The attorney for the estate, Ronald F. Wittmeyer, Jr., provided the following statement:
- I fully support the courageous work that firefighters do, but we as citizens I believe also have a right to expect that if a building we are in catches fire, that our fire department will come and do its best to try to rescue us from the burning building, not just spray water on the fire, and then go home for the night. Aric McClure’s body was not even discovered until the next morning when the fire department returned to the scene. And that was despite his Mother telling any firefighter who would listen during the fire the night before that she thought her son was still sleeping in his second floor apartment, where she had left him an hour earlier.

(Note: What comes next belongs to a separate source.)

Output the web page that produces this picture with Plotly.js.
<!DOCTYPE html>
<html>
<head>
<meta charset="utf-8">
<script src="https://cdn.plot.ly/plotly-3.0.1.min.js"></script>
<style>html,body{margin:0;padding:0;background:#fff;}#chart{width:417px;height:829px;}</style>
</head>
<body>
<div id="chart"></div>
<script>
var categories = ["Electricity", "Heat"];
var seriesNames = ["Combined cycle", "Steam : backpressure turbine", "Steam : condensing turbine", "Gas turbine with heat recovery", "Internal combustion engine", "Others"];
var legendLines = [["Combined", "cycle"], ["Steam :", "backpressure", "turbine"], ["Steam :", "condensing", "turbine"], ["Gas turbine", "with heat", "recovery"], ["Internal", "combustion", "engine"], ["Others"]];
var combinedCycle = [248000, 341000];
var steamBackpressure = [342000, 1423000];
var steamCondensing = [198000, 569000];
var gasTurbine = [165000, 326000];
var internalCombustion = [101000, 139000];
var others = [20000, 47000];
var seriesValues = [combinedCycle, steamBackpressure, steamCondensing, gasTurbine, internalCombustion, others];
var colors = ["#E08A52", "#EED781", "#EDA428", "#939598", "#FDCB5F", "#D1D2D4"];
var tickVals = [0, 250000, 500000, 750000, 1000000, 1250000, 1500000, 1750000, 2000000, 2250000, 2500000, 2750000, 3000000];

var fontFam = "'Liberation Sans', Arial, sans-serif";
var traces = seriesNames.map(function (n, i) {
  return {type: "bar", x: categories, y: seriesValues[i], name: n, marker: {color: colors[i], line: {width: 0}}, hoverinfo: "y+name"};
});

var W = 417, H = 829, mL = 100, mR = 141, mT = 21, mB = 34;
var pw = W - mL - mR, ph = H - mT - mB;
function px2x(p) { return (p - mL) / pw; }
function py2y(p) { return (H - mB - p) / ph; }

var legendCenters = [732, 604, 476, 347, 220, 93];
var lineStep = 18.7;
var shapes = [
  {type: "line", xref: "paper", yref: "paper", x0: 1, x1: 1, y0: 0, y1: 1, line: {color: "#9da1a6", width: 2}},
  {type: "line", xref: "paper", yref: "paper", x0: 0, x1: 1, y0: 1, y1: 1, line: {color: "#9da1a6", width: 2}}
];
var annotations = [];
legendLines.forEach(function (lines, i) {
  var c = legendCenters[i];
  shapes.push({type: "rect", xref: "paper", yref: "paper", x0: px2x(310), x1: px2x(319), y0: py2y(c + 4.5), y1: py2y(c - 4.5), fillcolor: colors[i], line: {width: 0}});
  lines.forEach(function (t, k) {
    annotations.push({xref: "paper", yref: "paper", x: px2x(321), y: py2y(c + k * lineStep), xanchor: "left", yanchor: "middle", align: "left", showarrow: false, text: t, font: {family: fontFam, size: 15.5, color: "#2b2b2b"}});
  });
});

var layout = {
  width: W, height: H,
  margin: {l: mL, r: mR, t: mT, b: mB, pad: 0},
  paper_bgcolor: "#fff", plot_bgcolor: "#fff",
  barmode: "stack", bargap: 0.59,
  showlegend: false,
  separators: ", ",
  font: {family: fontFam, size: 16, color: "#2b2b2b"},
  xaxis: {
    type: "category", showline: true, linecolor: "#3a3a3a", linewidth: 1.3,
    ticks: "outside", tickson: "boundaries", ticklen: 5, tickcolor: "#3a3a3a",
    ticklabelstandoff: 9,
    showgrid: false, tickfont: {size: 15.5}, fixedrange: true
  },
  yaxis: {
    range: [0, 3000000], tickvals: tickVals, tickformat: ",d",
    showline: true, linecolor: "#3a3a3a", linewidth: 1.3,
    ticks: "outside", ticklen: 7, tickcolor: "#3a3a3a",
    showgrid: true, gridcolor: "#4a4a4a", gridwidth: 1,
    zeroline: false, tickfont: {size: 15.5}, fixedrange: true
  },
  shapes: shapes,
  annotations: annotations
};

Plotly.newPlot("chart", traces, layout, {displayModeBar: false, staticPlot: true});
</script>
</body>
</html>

Here is a copy of the complaint: McClure v. Greater Round Lake Fire Prot District et al
Incidentally, one of the strongest defenses a fire department would have in a case like this, the public duty doctrine, was eliminated in Illinois in 2016 by what I consider to be a shortsighted decision handed down by the Illinois Supreme Court. Here is more on that decision. Note this is the second fire related suit I located this week naming an Illinois fire department as a defendant over a fire death.
#1 by Joe on October 18, 2018 - 3:26 PM
If the building was to dangerous to enter after the fire, it was to dangerous to enter during the fire. Case closed. Dude was probably dead before the fire department even got there. Next.
#2 by JR on October 15, 2018 - 8:29 AM
First and foremost, we are sorry for your loss.
II.
If we are able to rescue and risk our life dying, we will.
John 15:13 NIV “Greater love has no one than this: to lay down one’s life for one’s friends”.
III.
Another resource worthy of noting OSHA 1910.134(g)(4)Note 2 to paragraph (g): “Nothing in this section is meant to preclude firefighters from performing emergency rescue activities before an entire team has assembled.”
Our employer’s are trying to abide by this during these life or death circumstances.
IV.
Thank you (Attorney) for fully supporting what we do.
#3 by Localguy on October 14, 2018 - 2:12 PM
All I can say is WOW! What a joke. Lawyers have no clue. If the building was determined to be to dangerous to enter, um….What’s the problem? Let’s see how many firefighters we can kill today. Sad part is, the legal system is so effed up they will prolly win and those chiefs will be out a job and all those depts will pay. Then leave it to the wonderful corrupt politicians in Illinois to ruin our protection. If we could save everyone we would. I don’t know about anyone else but I don’t go to work thinking, I could care less if I help or save anyone today. Firefighters want to make that grab. Also known as the hero complex. We do our job when bad things happen to other people. None of us wish bad on anyone, but it happens. We all would give 110% but what good is a dead fireman? How many rescues can a dead fireman make? Risk management. This might cause a handful of great firemen to be out a job. For what? So a greedy lawyer gets paid. All I gotta say is if this lawyer gets in a wreck on the way home, take your time cutting him out fellas.
#4 by FFPM571 on October 14, 2018 - 8:02 AM
Money grab by a scumbag lawyer who is looking to make a payout from departments with a deep pocket.